[begin DATA FOR THE TASK]

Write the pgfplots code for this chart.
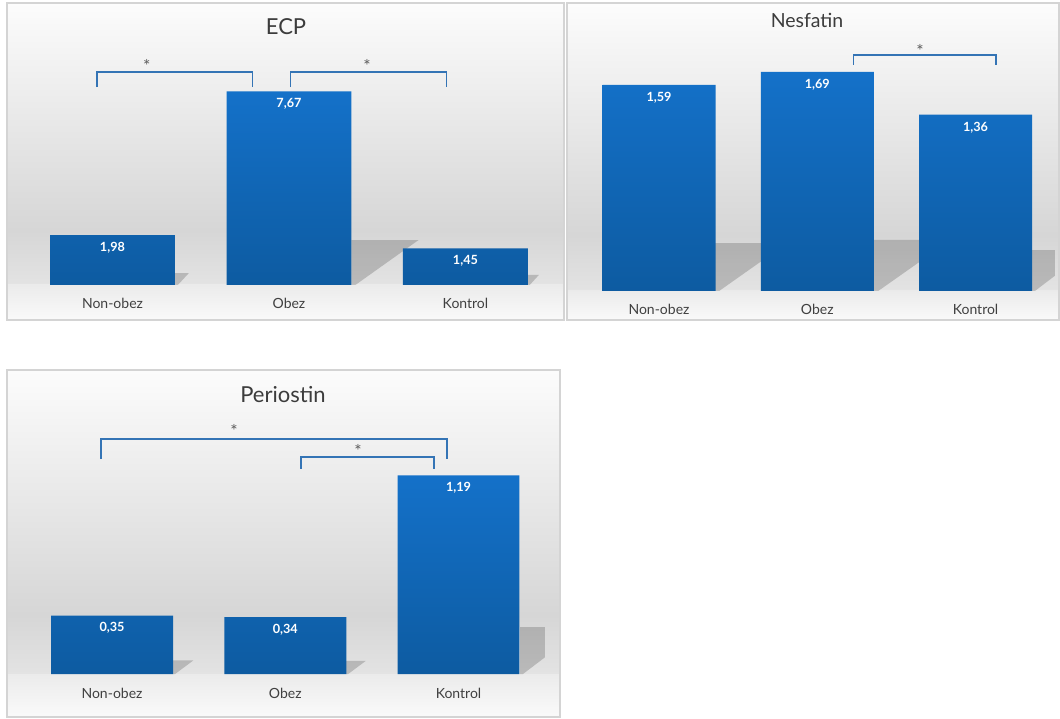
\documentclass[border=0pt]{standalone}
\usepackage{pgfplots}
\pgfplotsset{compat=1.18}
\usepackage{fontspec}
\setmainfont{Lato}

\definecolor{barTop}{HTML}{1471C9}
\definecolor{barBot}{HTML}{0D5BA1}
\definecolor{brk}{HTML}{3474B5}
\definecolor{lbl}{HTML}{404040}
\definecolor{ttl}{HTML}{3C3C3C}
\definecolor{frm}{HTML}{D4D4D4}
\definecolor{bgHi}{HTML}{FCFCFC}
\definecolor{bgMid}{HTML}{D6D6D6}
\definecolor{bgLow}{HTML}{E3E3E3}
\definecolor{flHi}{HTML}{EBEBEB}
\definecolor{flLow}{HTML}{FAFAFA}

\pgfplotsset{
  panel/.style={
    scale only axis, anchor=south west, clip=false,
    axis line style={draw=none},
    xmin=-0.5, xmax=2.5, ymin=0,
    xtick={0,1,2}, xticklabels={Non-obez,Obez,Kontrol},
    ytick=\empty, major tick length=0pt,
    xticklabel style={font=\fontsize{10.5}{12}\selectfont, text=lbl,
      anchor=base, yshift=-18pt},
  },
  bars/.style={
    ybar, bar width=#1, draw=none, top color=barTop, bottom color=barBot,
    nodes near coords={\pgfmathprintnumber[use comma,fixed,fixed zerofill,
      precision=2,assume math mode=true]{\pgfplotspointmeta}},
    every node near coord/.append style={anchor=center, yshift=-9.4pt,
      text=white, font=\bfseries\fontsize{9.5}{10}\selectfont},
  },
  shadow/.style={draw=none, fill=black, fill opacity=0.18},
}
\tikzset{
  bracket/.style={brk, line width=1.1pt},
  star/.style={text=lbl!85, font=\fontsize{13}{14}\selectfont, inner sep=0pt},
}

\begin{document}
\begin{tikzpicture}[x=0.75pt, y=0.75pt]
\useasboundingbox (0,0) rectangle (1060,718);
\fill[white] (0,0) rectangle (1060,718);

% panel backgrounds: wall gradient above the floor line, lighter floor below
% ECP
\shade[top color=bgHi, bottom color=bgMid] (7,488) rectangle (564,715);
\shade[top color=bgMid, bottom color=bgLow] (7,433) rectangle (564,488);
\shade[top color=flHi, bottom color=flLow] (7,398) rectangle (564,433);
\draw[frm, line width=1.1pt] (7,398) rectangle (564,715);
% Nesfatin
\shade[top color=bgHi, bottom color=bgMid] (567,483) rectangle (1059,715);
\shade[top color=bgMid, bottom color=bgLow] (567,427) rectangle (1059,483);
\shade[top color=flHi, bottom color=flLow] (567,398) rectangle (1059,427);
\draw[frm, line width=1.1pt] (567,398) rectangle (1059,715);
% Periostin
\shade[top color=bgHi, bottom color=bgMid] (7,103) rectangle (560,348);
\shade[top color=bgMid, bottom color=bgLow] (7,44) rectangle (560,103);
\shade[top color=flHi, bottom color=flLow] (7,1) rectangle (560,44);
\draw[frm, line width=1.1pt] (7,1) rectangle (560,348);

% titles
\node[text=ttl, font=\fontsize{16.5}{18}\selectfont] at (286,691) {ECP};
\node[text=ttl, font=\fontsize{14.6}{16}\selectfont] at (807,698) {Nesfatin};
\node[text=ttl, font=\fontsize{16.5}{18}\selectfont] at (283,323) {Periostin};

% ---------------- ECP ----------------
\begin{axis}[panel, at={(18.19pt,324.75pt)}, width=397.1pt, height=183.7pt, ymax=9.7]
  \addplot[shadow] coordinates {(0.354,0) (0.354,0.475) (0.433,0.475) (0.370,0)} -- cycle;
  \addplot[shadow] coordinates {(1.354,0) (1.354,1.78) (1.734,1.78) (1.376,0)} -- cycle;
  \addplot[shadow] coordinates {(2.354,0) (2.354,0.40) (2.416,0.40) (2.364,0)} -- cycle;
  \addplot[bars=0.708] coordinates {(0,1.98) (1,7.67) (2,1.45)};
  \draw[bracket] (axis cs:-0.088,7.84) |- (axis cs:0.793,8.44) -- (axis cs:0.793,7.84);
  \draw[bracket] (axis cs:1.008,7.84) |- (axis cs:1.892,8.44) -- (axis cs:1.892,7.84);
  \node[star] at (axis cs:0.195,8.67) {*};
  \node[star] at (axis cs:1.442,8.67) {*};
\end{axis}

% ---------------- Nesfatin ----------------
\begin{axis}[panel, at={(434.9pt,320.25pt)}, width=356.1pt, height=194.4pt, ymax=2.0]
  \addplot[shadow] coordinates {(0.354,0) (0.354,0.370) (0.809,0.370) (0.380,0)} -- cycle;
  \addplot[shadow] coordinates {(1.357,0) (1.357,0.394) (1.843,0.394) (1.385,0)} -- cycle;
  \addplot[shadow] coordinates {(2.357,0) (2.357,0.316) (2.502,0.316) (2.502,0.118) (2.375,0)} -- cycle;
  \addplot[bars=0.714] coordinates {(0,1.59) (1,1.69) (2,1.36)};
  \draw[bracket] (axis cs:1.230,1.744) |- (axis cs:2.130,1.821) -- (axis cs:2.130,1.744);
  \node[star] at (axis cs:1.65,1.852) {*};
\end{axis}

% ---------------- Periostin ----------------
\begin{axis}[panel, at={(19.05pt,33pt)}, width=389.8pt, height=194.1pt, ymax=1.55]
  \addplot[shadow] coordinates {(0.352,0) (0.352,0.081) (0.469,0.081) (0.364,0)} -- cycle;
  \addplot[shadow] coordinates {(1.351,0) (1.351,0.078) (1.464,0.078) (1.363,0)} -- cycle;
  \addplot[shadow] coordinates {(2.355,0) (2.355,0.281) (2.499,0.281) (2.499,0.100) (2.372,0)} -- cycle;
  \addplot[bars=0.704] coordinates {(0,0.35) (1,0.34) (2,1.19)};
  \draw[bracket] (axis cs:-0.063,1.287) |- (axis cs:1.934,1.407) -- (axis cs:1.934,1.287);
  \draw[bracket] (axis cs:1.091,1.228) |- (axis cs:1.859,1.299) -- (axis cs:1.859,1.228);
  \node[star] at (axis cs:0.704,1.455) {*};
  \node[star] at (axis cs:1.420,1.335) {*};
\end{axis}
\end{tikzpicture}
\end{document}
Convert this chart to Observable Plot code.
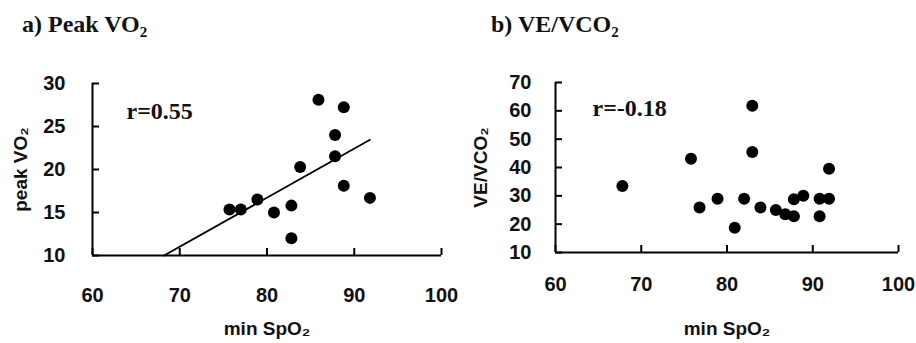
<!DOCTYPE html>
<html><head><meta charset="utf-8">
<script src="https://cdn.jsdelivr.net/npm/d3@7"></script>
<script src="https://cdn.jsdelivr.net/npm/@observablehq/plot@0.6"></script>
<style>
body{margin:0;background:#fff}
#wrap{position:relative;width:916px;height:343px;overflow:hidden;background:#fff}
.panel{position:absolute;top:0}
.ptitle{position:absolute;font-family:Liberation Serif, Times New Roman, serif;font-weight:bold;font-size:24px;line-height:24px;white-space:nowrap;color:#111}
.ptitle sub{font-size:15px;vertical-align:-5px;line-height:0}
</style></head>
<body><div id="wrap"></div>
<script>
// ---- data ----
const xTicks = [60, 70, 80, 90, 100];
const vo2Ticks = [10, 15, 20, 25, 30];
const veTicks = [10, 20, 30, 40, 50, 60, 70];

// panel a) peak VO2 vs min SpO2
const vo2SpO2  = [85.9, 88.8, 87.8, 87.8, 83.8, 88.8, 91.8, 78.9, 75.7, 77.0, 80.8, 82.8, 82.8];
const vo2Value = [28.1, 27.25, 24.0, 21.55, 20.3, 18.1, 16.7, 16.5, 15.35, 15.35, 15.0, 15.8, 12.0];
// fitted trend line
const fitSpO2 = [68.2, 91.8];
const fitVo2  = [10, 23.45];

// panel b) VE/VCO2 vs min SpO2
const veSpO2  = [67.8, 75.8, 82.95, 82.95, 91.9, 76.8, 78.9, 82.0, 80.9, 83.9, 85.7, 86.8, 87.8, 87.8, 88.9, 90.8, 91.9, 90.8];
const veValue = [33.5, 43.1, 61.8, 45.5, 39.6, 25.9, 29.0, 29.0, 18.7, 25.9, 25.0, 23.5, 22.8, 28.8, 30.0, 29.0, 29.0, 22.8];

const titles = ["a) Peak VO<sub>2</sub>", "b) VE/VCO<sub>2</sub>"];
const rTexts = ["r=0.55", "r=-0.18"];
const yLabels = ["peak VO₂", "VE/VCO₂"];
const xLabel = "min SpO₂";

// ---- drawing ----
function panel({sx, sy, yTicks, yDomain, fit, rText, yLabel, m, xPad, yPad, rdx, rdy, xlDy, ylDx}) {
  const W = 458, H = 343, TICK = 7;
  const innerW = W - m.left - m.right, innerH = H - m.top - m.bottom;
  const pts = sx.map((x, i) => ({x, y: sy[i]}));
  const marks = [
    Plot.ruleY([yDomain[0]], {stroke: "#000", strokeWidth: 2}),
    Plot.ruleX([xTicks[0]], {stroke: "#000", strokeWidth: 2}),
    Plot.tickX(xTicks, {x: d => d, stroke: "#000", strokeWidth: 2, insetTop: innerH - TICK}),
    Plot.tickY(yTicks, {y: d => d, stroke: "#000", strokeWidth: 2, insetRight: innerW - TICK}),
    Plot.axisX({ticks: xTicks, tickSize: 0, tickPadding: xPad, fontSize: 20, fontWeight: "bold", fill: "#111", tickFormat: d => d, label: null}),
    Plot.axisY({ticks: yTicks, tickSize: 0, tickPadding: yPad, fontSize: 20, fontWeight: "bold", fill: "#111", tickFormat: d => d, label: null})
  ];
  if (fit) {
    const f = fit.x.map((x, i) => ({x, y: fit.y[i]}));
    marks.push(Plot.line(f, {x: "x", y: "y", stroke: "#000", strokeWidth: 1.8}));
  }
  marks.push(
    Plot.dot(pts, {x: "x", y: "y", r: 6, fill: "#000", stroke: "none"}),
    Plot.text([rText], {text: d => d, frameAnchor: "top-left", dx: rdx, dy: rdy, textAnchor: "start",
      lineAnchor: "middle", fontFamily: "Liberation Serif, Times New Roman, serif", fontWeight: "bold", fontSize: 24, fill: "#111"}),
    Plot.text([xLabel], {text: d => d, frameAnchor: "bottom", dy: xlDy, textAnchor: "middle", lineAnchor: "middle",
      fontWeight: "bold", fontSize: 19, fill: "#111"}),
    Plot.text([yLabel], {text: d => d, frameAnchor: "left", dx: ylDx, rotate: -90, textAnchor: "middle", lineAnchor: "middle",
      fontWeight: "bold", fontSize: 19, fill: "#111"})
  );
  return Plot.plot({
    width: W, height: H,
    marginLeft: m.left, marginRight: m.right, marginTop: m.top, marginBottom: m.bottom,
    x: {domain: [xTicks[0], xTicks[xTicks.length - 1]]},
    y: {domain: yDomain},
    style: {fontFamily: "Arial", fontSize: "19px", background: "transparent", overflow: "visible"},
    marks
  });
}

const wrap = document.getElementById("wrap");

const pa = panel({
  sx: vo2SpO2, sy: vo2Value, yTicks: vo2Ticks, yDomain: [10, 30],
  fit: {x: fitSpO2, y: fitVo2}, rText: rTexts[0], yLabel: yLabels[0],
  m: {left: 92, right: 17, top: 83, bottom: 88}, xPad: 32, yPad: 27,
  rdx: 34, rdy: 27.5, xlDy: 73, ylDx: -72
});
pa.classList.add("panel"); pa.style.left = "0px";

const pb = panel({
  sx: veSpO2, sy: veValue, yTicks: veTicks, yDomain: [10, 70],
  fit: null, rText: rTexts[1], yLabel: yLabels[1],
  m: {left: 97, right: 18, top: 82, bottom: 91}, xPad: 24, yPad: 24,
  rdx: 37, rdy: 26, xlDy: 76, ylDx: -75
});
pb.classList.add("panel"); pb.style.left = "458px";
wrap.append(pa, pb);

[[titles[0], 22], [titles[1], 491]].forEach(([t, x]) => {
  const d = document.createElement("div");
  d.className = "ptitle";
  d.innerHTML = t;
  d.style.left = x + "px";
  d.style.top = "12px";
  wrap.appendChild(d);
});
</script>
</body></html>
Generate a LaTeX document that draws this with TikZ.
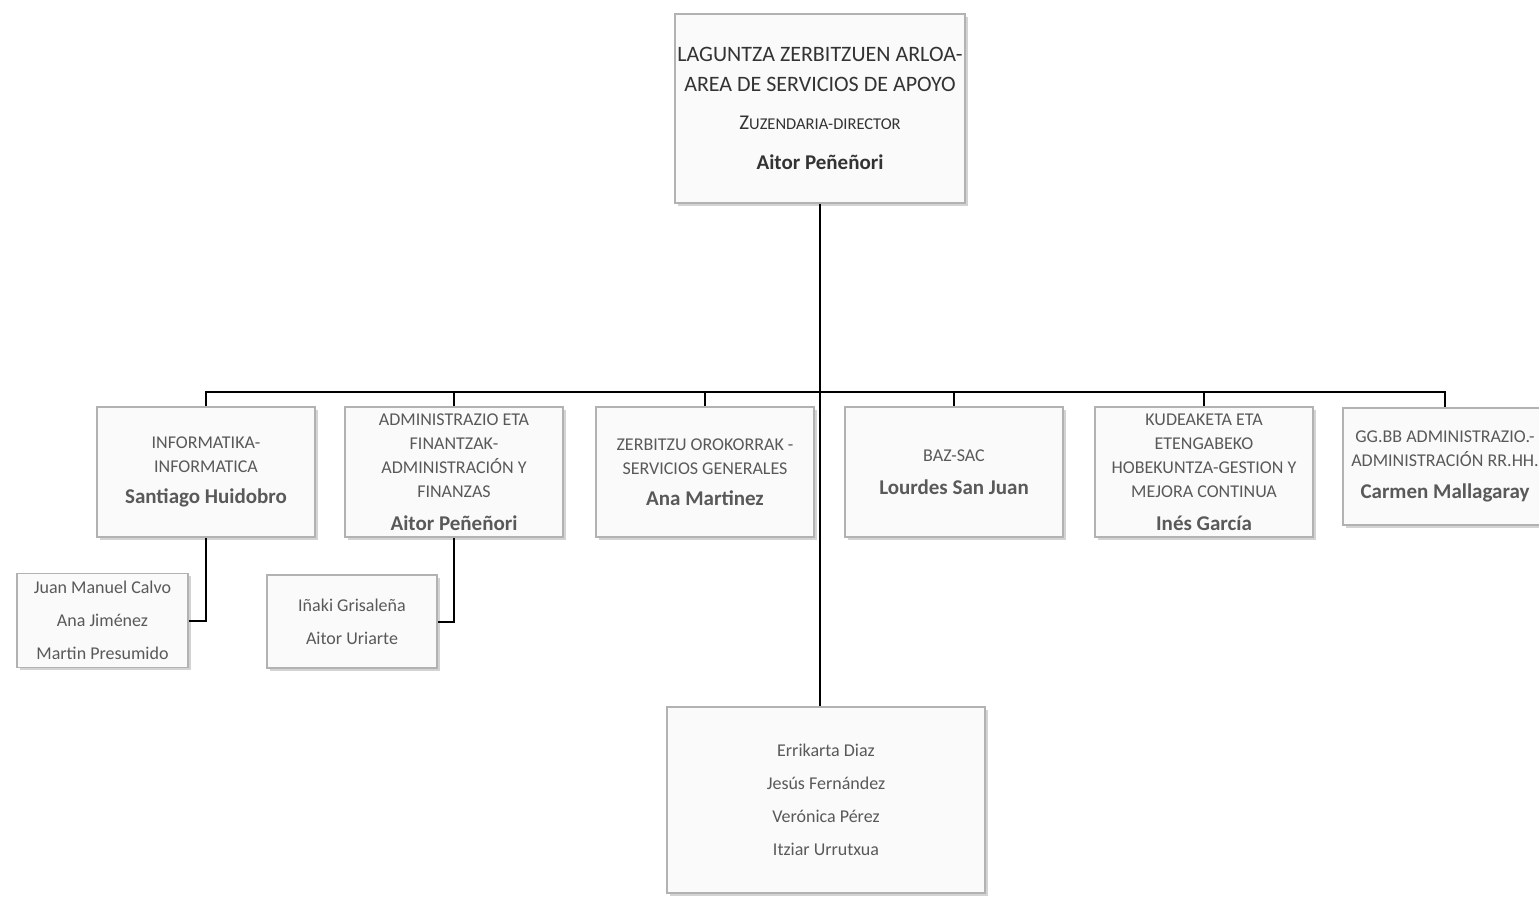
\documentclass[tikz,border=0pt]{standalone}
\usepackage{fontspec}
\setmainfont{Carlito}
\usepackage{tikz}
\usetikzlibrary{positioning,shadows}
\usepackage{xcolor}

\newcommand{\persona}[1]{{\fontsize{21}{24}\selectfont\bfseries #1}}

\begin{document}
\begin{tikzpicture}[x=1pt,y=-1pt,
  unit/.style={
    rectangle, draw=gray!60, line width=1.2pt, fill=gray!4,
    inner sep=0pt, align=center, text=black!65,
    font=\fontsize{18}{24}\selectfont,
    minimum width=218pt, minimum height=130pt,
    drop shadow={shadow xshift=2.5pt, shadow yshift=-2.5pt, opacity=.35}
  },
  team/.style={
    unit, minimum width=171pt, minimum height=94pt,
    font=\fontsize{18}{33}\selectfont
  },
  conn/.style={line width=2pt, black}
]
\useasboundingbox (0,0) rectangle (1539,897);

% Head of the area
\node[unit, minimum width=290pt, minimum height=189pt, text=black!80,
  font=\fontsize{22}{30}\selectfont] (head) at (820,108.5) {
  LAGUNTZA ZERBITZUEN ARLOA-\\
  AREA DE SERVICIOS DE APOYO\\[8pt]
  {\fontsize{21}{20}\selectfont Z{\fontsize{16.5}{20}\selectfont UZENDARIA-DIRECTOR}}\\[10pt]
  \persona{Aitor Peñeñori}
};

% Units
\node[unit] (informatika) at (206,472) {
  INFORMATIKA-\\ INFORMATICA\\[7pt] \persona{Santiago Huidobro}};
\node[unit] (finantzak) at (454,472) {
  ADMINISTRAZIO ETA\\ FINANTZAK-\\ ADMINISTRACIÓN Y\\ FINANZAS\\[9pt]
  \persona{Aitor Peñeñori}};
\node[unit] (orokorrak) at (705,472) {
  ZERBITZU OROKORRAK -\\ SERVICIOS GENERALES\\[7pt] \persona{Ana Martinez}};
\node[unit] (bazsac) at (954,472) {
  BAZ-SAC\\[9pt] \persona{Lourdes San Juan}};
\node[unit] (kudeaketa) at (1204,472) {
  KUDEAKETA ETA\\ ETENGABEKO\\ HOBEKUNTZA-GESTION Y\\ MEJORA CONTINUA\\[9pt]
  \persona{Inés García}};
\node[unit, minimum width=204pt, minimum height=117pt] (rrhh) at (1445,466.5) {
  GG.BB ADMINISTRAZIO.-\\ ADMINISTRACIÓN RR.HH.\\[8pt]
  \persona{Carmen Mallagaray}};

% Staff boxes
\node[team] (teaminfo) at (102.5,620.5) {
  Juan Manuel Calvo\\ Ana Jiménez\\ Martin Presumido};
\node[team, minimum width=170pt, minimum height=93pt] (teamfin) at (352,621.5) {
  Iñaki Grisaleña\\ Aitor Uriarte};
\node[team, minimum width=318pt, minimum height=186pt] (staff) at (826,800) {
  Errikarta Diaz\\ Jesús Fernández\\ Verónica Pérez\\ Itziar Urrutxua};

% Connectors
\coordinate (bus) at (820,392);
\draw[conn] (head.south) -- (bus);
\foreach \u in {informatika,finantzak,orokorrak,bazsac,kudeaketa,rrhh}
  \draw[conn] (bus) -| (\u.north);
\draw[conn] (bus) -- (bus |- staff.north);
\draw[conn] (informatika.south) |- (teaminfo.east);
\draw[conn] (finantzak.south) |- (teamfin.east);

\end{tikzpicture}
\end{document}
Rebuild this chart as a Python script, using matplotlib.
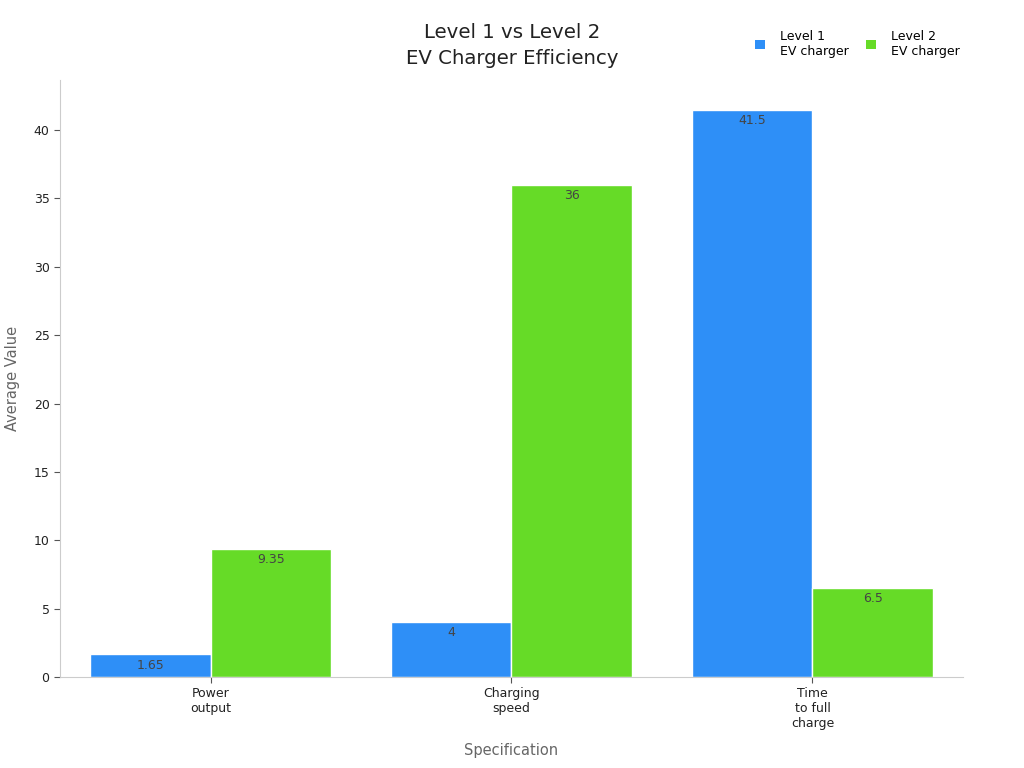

[end DATA FOR THE TASK]

> _DO THIS_
Go up to the line with "Generate a LaTeX" and retype exactly from there through the line with "(0,0) rectangle (1539,897);". Leave out pictures.

> _TASK ANSWER_
Generate a LaTeX document that draws this with TikZ.
\documentclass[tikz,border=0pt]{standalone}
\usepackage{fontspec}
\setmainfont{Carlito}
\usepackage{tikz}
\usetikzlibrary{positioning,shadows}
\usepackage{xcolor}

\newcommand{\persona}[1]{{\fontsize{21}{24}\selectfont\bfseries #1}}

\begin{document}
\begin{tikzpicture}[x=1pt,y=-1pt,
  unit/.style={
    rectangle, draw=gray!60, line width=1.2pt, fill=gray!4,
    inner sep=0pt, align=center, text=black!65,
    font=\fontsize{18}{24}\selectfont,
    minimum width=218pt, minimum height=130pt,
    drop shadow={shadow xshift=2.5pt, shadow yshift=-2.5pt, opacity=.35}
  },
  team/.style={
    unit, minimum width=171pt, minimum height=94pt,
    font=\fontsize{18}{33}\selectfont
  },
  conn/.style={line width=2pt, black}
]
\useasboundingbox (0,0) rectangle (1539,897);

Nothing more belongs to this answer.